W Dolinie przywitałem się z
moimi drzewami: trzema starymi wiązami i wysoką, grubaśną lipą. Ilekroć stoję
pod jej konarami wychylonymi na otwartą przestrzeń, wydaje mi się, że ta
wypływa właśnie stąd, spod tej lipy. Znam nieźle Dolinę i jej okolice, więc gdy
będąc nieco niżej rozejrzałem się, odniosłem wrażenie zmiany, czegoś mi
brakowało w obrazie. Po chwili wiedziałem: wycięto samotnie rosnący, bardzo
charakterystyczny świerk. Szkoda. Jeszcze niżej w poprzek doliny płynie malutki
strumyk, ma ze sto metrów długości, ale zdążył wydrążyć swoją własną dolinkę,
którą nazywam Lipową Dolinką z powodu rosnącej w pobliżu źródła lipy,
oczywiście mojej lipy. Rosnąc samotnie, wykształciła gęste konary nisko przy
ziemi, ale i tego było jej mało: pod nimi, dotykając ziemi, cisną się kolejne,
a po wychyleniu się na zewnątrz, podnoszą gałęzie ku słońcu. Pod drzewo się
wchodzi jak do namiotu i nie raz wyobrażałem sobie biwakowanie pod osłoną tej
lipy.
Byłem spóźniony, bo nie lubię
gonić na szlaku, tym bardziej, że tylu znajomych spotykałem. Schodziłem ku
ścianie lasu przypominając sobie drogę: duktem do brodu, za nim do rozstaju,
tam w lewo. Trafię. W lesie szarość zmierzchu zmieniła się w ciemność, ale oto
bród. Za nim było… jakoś inaczej.
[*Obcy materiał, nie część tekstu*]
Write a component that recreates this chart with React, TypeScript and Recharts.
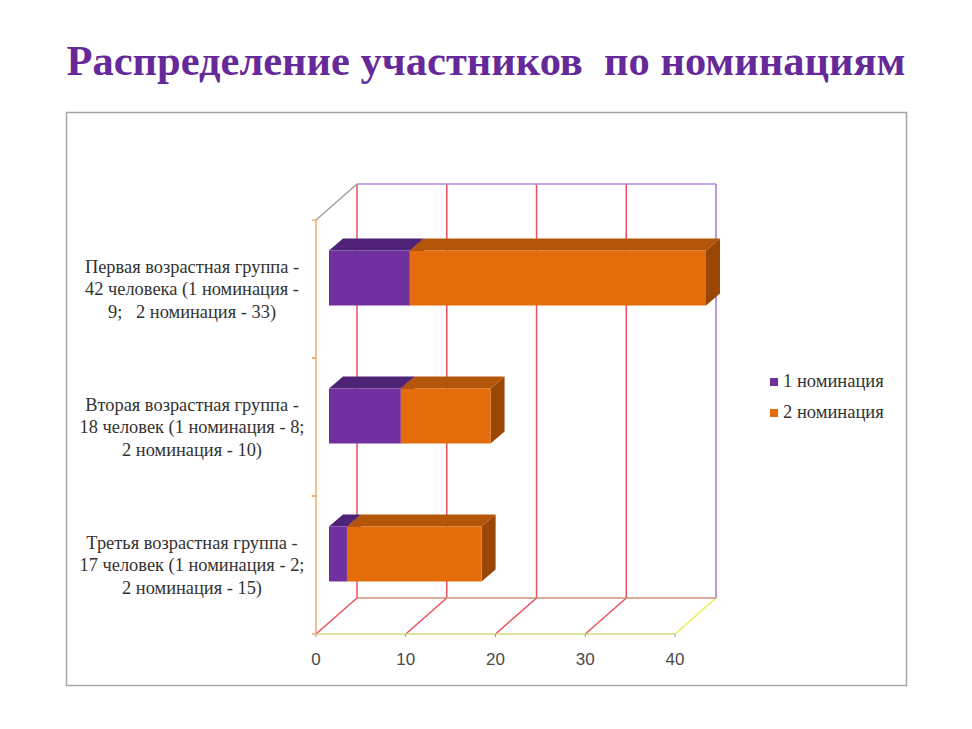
import React from 'react';
import { BarChart, Bar, XAxis, YAxis, CartesianGrid, Legend } from 'recharts';

const TITLE = 'Распределение участников  по номинациям';
const CATEGORY_LINES: string[][] = [
  ['Первая возрастная группа -', '42 человека (1 номинация -', '9;   2 номинация - 33)'],
  ['Вторая возрастная группа -', '18 человек (1 номинация - 8;', '2 номинация - 10)'],
  ['Третья возрастная группа -', '17 человек (1 номинация - 2;', '2 номинация - 15)'],
];
const NOM1 = [9, 8, 2];
const NOM2 = [33, 10, 15];
const SERIES_NAMES = ['1 номинация', '2 номинация'];
const X_TICKS = [0, 10, 20, 30, 40];

const data = CATEGORY_LINES.map((lines, i) => ({
  name: lines.join('\n'),
  n1: NOM1[i],
  n2: NOM2[i],
}));

// 3D projection (full depth of the box)
const DX = 41;
const DY = -36;
// bar placement within the depth
const BAR_OFF_X = 13;
const BAR_OFF_Y = -11.5;
const BAR_DEPTH_X = 14;
const BAR_DEPTH_Y = -12;

const PURPLE = { front: '#7030A0', top: '#4E2277', side: '#43196A' };
const ORANGE = { front: '#E46C0A', top: '#B3560A', side: '#9A4706' };
const SERIF = '"Liberation Serif", "Times New Roman", serif';
const SANS = '"Liberation Sans", Arial, sans-serif';
const LABEL_SIZE = 18.4;

const make3D = (c: { front: string; top: string; side: string }) => (props: any) => {
  const { x, y, width, height } = props;
  if (!width || !height) return <g />;
  const fx = x + BAR_OFF_X;
  const fy = y + BAR_OFF_Y;
  const r = fx + width;
  const b = fy + height;
  return (
    <g>
      <polygon
        points={`${r},${fy} ${r + BAR_DEPTH_X},${fy + BAR_DEPTH_Y} ${r + BAR_DEPTH_X},${b + BAR_DEPTH_Y} ${r},${b}`}
        fill={c.side}
      />
      <polygon
        points={`${fx},${fy} ${r},${fy} ${r + BAR_DEPTH_X},${fy + BAR_DEPTH_Y} ${fx + BAR_DEPTH_X},${fy + BAR_DEPTH_Y}`}
        fill={c.top}
      />
      <rect x={fx} y={fy} width={width} height={height} fill={c.front} />
    </g>
  );
};

let firstGridX = 0;
const renderGridLine = (props: any) => {
  const { x1, y1, y2, index, verticalPoints } = props;
  const pts: number[] | undefined = verticalPoints;
  const count = pts && pts.length ? pts.length : X_TICKS.length;
  const last = index === count - 1;
  if (index === 0) firstGridX = x1;
  const x0 = pts && pts.length ? pts[0] : firstGridX;
  const xl = pts && pts.length ? pts[pts.length - 1] : x1;
  const els: React.ReactNode[] = [];
  els.push(
    <line key="bv" x1={x1 + DX} y1={y1 + DY} x2={x1 + DX} y2={y2 + DY}
      stroke={last ? '#A47AD8' : '#E8505E'} strokeWidth={1.5} />
  );
  els.push(
    <line key="fd" x1={x1} y1={y2} x2={x1 + DX} y2={y2 + DY}
      stroke={last ? '#EAF050' : '#E8505E'} strokeWidth={1.5} />
  );
  if (last) {
    els.push(<line key="bt" x1={x0 + DX} y1={y1 + DY} x2={xl + DX} y2={y1 + DY} stroke="#B088E0" strokeWidth={1.5} />);
    els.push(<line key="bb" x1={x0 + DX} y1={y2 + DY} x2={xl + DX} y2={y2 + DY} stroke="#D08C7C" strokeWidth={1.5} />);
    els.push(<line key="tl" x1={x0} y1={y1} x2={x0 + DX} y2={y1 + DY} stroke="#A0A0A0" strokeWidth={1.5} />);
    els.push(<line key="ff" x1={x0} y1={y2} x2={xl} y2={y2} stroke="#D6DA7A" strokeWidth={1.5} />);
  }
  return <g key={`grid-${index}`}>{els}</g>;
};

const YTick = (props: any) => {
  const { x, y, payload } = props;
  const lines = String(payload.value).split('\n');
  const half = typeof payload.offset === 'number' && payload.offset > 0 ? payload.offset : 69;
  const LH = 22.5;
  const cx = x - 124;
  return (
    <g>
      <line x1={x - 4} x2={x} y1={y - half} y2={y - half} stroke="#F0A868" strokeWidth={1.5} />
      <line x1={x - 4} x2={x} y1={y + half} y2={y + half} stroke="#F0A868" strokeWidth={1.5} />
      <text x={cx} y={y} textAnchor="middle" fontFamily={SERIF} fontSize={LABEL_SIZE} fill="#333333" style={{ whiteSpace: 'pre' }}>
        {lines.map((l, i) => (
          <tspan key={i} x={cx} dy={i === 0 ? -((lines.length - 1) / 2) * LH + 6 : LH}>
            {l}
          </tspan>
        ))}
      </text>
    </g>
  );
};

const LegendContent = () => (
  <div style={{ fontFamily: SERIF, fontSize: 18.5, color: '#333333', lineHeight: '31px' }}>
    {SERIES_NAMES.map((n, i) => (
      <div key={n} style={{ display: 'flex', alignItems: 'center', height: 31 }}>
        <span style={{ width: 8, height: 8, background: i === 0 ? PURPLE.front : ORANGE.front, marginRight: 5, display: 'inline-block' }} />
        <span>{n}</span>
      </div>
    ))}
  </div>
);

export default function App() {
  return (
    <div style={{ position: 'absolute', left: 0, top: 0, width: 972, height: 729, background: '#ffffff' }}>
      <svg width={972} height={729} style={{ position: 'absolute', left: 0, top: 0 }}>
        <text x={486} y={75} textAnchor="middle" fontFamily={SERIF} fontWeight="bold" fontSize={42.5} fill="#65299A" style={{ whiteSpace: 'pre' }}>
          {TITLE}
        </text>
        <rect x={66.5} y={112.5} width={840} height={573} fill="none" stroke="#A6A6A6" strokeWidth={1.5} />
      </svg>
      <div style={{ position: 'absolute', left: 0, top: 0 }}>
        <BarChart
          width={972}
          height={729}
          layout="vertical"
          data={data}
          margin={{ top: 220, right: 279, bottom: 65, left: 66 }}
          barSize={55}
        >
          <CartesianGrid horizontal={false} vertical={renderGridLine} syncWithTicks />
          <XAxis
            type="number"
            domain={[0, 'dataMax']}
            ticks={X_TICKS}
            interval={0}
            axisLine={false}
            tickLine={{ stroke: '#999999' }}
            tickSize={3}
            tickMargin={16}
            height={30}
            tick={{ fill: '#4A4A4A', fontSize: 17, fontFamily: SANS }}
          />
          <YAxis
            type="category"
            dataKey="name"
            width={250}
            interval={0}
            axisLine={{ stroke: '#F0A868', strokeWidth: 1.5 }}
            tickLine={false}
            tickSize={0}
            tickMargin={0}
            tick={<YTick />}
          />
          <Bar dataKey="n1" name={SERIES_NAMES[0]} stackId="a" fill={PURPLE.front} shape={make3D(PURPLE)} isAnimationActive={false} />
          <Bar dataKey="n2" name={SERIES_NAMES[1]} stackId="a" fill={ORANGE.front} shape={make3D(ORANGE)} isAnimationActive={false} />
          <Legend
            layout="vertical"
            align="center"
            verticalAlign="middle"
            wrapperStyle={{ left: 770, top: 366, width: 140 }}
            content={<LegendContent />}
          />
        </BarChart>
      </div>
    </div>
  );
}
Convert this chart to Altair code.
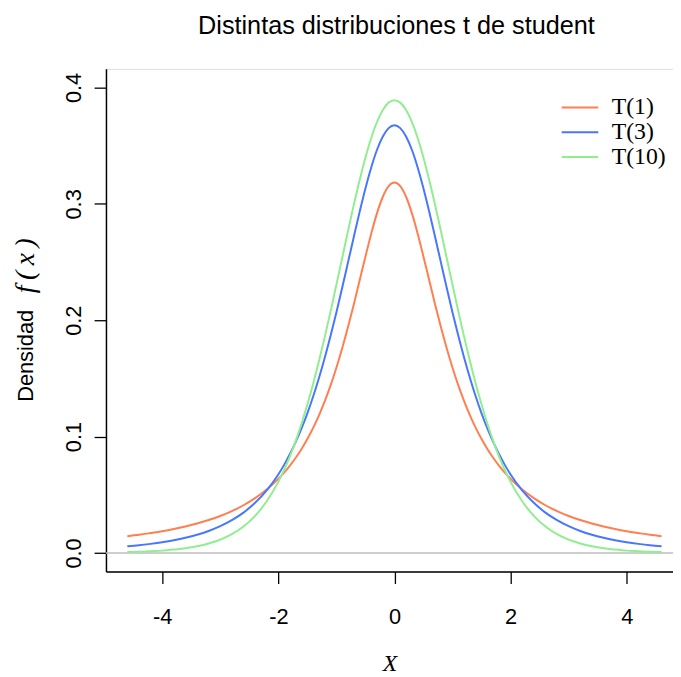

Drzewa widoczne na tle jaśniejszego nieba
jakbym poznawał, więc skręciłem ku nim, ale trafiłem na taki gąszcz, że
zawróciłem do brodu. Paręset metrów dalej doszedłem do drugiego, właściwego;
skleroza winna – zapomniałem o tym, że są tam dwa przejścia przez strumień, ale
dalej nie miałem niespodzianek. Gdy wyszedłem z lasu, na drodze jaśniały
kałuże, pod nogami tylko one były widoczne, a wyżej i dużo dalej migały
paciorki świateł miejscowości na zboczach Karkonoszy.
Głęboką już nocą, po
przejechaniu kilkunastu kilometrów wąskimi i krętymi drogami, dojechałem do
Czernicy, pod dom Konopka. Wszak obiecałem Bożenie częstsze goszczenie u niej.